363. Memorandum From the Director of the Office of Philippine and Southeast Asian Affairs (Young) to the Assistant Secretary of State for Far Eastern Affairs (Robertson)1


  • Town of Olongapo and Subie Bay Naval Reservation
[Page 607]

As you know, a controversy has arisen in the Philippines between Ambassador Ferguson and Admiral Goodwin as to the steps which we should take to settle the question of control by the Navy over the 50-60,000 Philippine residents of Olongapo. President Magsaysay is apparently greatly disturbed at the political problems raised by our administration of a Philippine town of this size and has been insisting through his representative, Felino Neri, that the town must be put under something approximating Philippine control.

The Navy has felt, and continues to feel, that it must retain effective control over the town’s administration, with particular regard to security and sanitation, if it is to maintain effective security for the entire base. When the question was first raised by the Philippine press about two months ago, Admiral Goodwin agreed with the Ambassador that an investigation of the press charges should be conducted and cooperated fully with the Ambassador and Ambassador Neri in a preliminary examination of the problem. As a result of this examination, a “waiver fee”, which amounted to a residence tax, was abolished by the Navy and certain other changes were made.

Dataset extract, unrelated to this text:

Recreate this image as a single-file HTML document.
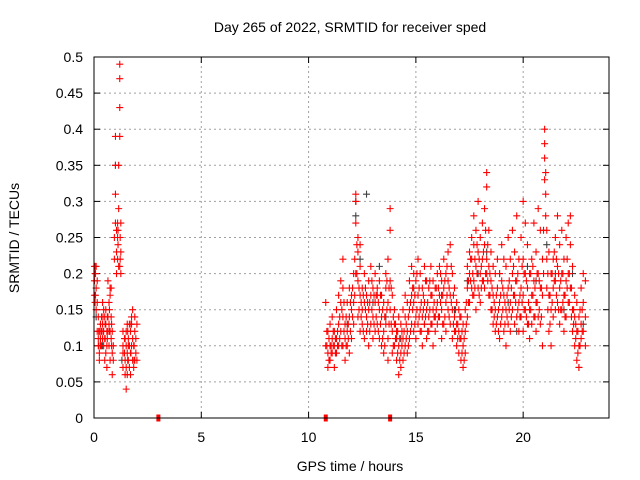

In addition, a Board of Navy officers was convened at Admiral Stump’s direction which has now completed preparation of a voluminous report containing, we are told, more than seventy recommendations for further action to improve the town’s administration and to increase participation by Philippine residents in town government. This report is now being studied by Admiral Goodwin, who will put into effect those recommendations which he feels he can, and will disapprove or refer to CINCPAC and the Navy Department those which he feels are beyond his competence.

Ambassador Ferguson believes that we must substantially satisfy the requests of the Philippine Government in regard to Olongapo, apparently because he fears that to do otherwise would produce an adverse public reaction which would affect our relations with the Philippines in general and our proposed bases negotiations in particular. For this reason he has suggested in telegrams to us2 which have been distributed to the Navy that we give consideration to physical removal of the town to a site outside the base and that, alternatively, we consider turning over administration of the town to the Philippine Government. We believe informally that the Navy is correct in insisting upon full administrative control over a town located exactly in the middle of its major operating facility in the Philippines, and do not believe that the United States should bear any part of the extensive cost of replacing the town, but continue to feel [Page 608] that we must await formal expression of the Navy’s views on these questions before taking a formal position.

The Olongapo question has aroused high feeling in the Navy, and Mr. Sebald received yesterday a memorandum from Admiral Smedberg which sets forth CINCPAC’s views.3 In a discussion which Mr. Bell and Mr. Cuthell had with the Admiral and his staff yesterday afternoon we were able to reach substantial agreement as to the content of an instruction commenting on the Embassy’s recommendations.4 This instruction is now being prepared jointly at the working level in State, Defense and Navy. The first three pages of the memorandum are, however, so intemperate and abusive5 of the Ambassador and the Department, that I feel we cannot accept them. Further comment of this sort from CINCPAC or from the Navy will serve only to make impossible the Ambassador’s working relationship with the interested officers of the military establishment and will be most unhelpful in producing a settlement either of the Olongapo question or of the whole military bases problem. I understand that Admiral Stump plans to call on you while in Washington at the end of this week and suggest that you express this view to him.

The memorandum in question is attached.6

  1. Source: Department of State, Central Files, 711.56396/9–2155. Secret. Drafted by Cuthell.
  2. This opinion is expressed in telegram 114 from Manila, July 13, not printed. (Ibid., 711.56396/7–1355)
  3. Dated September 21, not printed. (Ibid., 711.56396/9–2155)
  4. Smedberg summarized this discussion in an information memorandum prepared on September 22. (OASD/ISA Files, FMRA Records, Philippines)
  5. A marginal notation on the source text by Young at this point reads: “This I feel strongly.”
  6. Not attached to the source text and not found in Department of State files.